The ceiling addresses the tail risk that abatement costs prove dramatically higher than anticipated, creating political pressure to abandon the program entirely. A credible ceiling acts as insurance, raising the program's robustness to cost shocks at the explicit cost of conceding that the cap is not absolute. Quantity certainty is exchanged for price certainty, and the exchange rate is the slope of the implicit supply schedule between the two bounds.

Calibration is the difficult problem. Set the bounds too tight and the system collapses into a price instrument with all of its information requirements. Set them too loose and they provide no meaningful insurance. The emerging best practice indexes both bounds to inflation and adjusts them through pre-committed schedules, sacrificing flexibility for the credibility gains of rule-based design.

Takeaway

Price collars are not compromises away from theoretical purity but applications of Weitzman-Roberts-Spence logic to second-best worlds; the question is never whether to hybridize but where to set the seams.

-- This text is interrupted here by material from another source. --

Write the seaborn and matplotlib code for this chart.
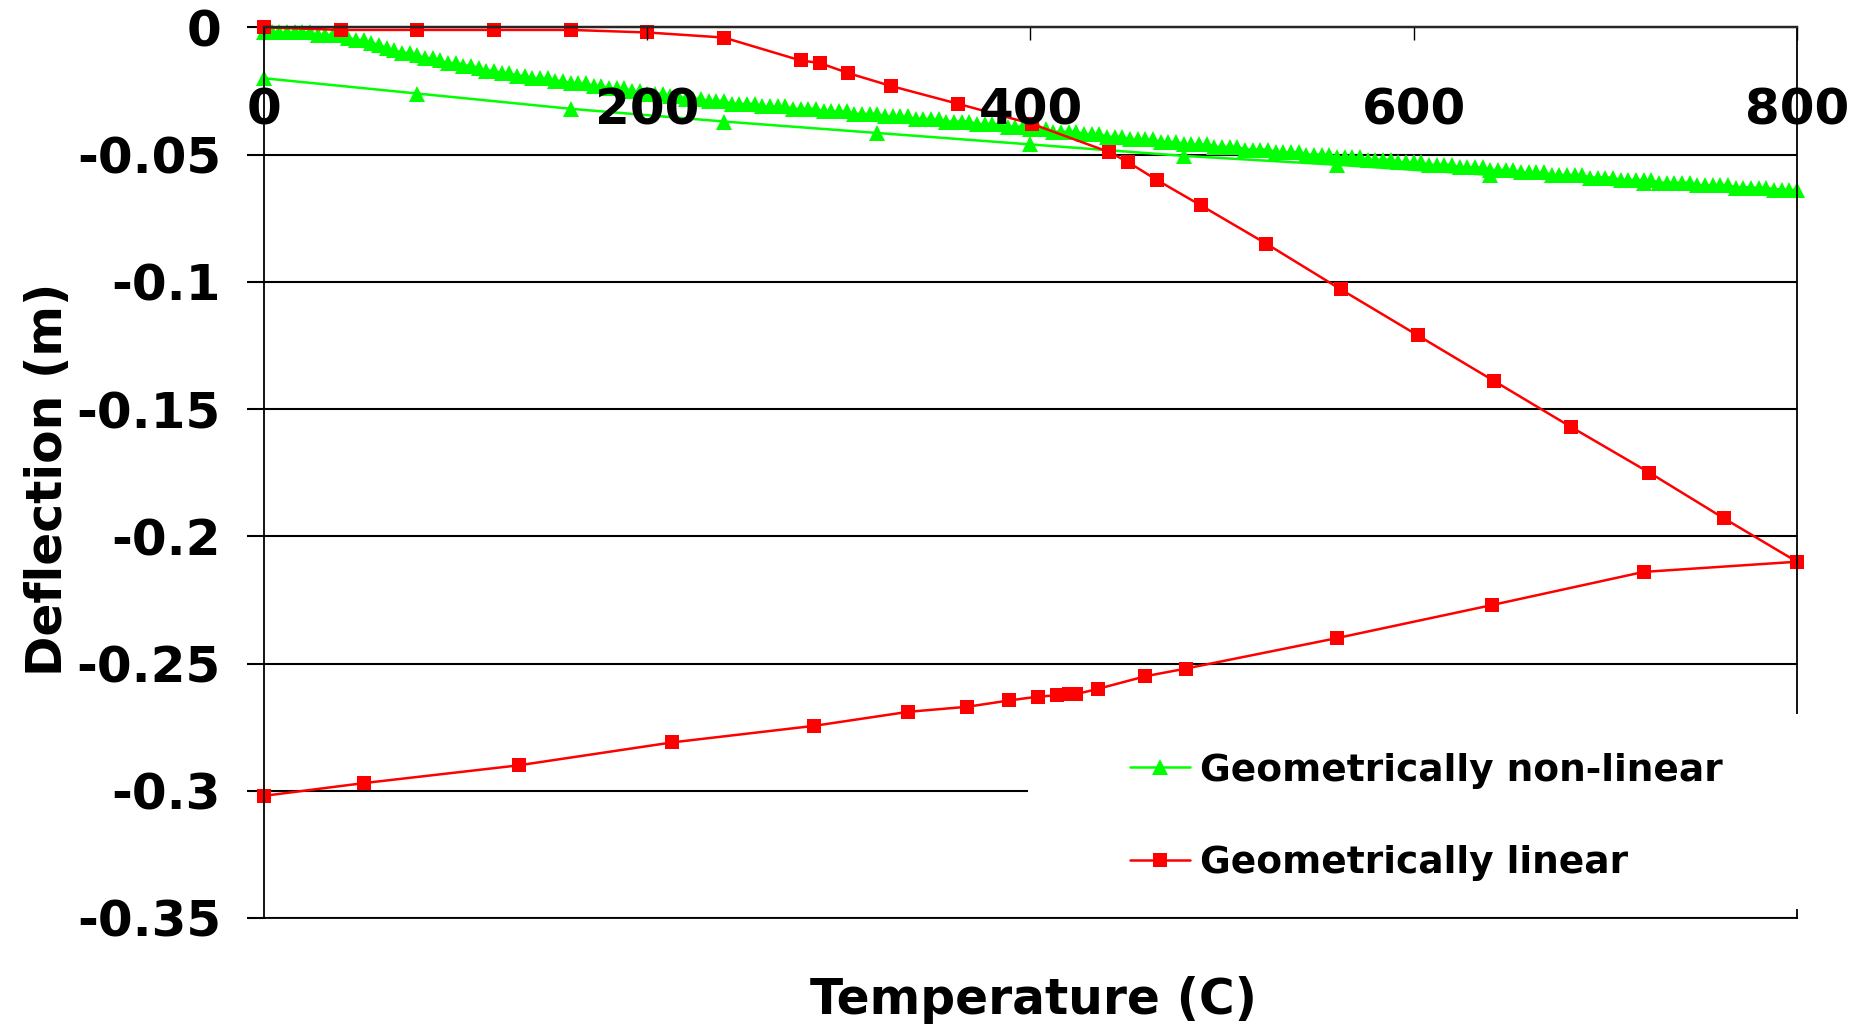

Carbon markets are mechanism design problems where every parameter—allocation rule, concentration limit, price bound—encodes an answer to questions the theory raises but cannot fully resolve without empirical input. The temptation to treat any single instrument as a complete solution understates the interaction effects that define real institutional performance.

The frontier of carbon market design lies in linkages, dynamic adjustment provisions, and integration with complementary instruments addressing innovation externalities and distributional concerns. Each addition complicates the welfare analysis but also relaxes constraints that make first-best mechanisms infeasible in isolation.

What mechanism design ultimately offers is not blueprints but a disciplined vocabulary for evaluating trade-offs. The carbon markets that succeed will be those whose architects understood that efficiency, equity, and political durability are not competing objectives to be balanced but interdependent constraints whose joint satisfaction defines the feasible set of climate policy itself.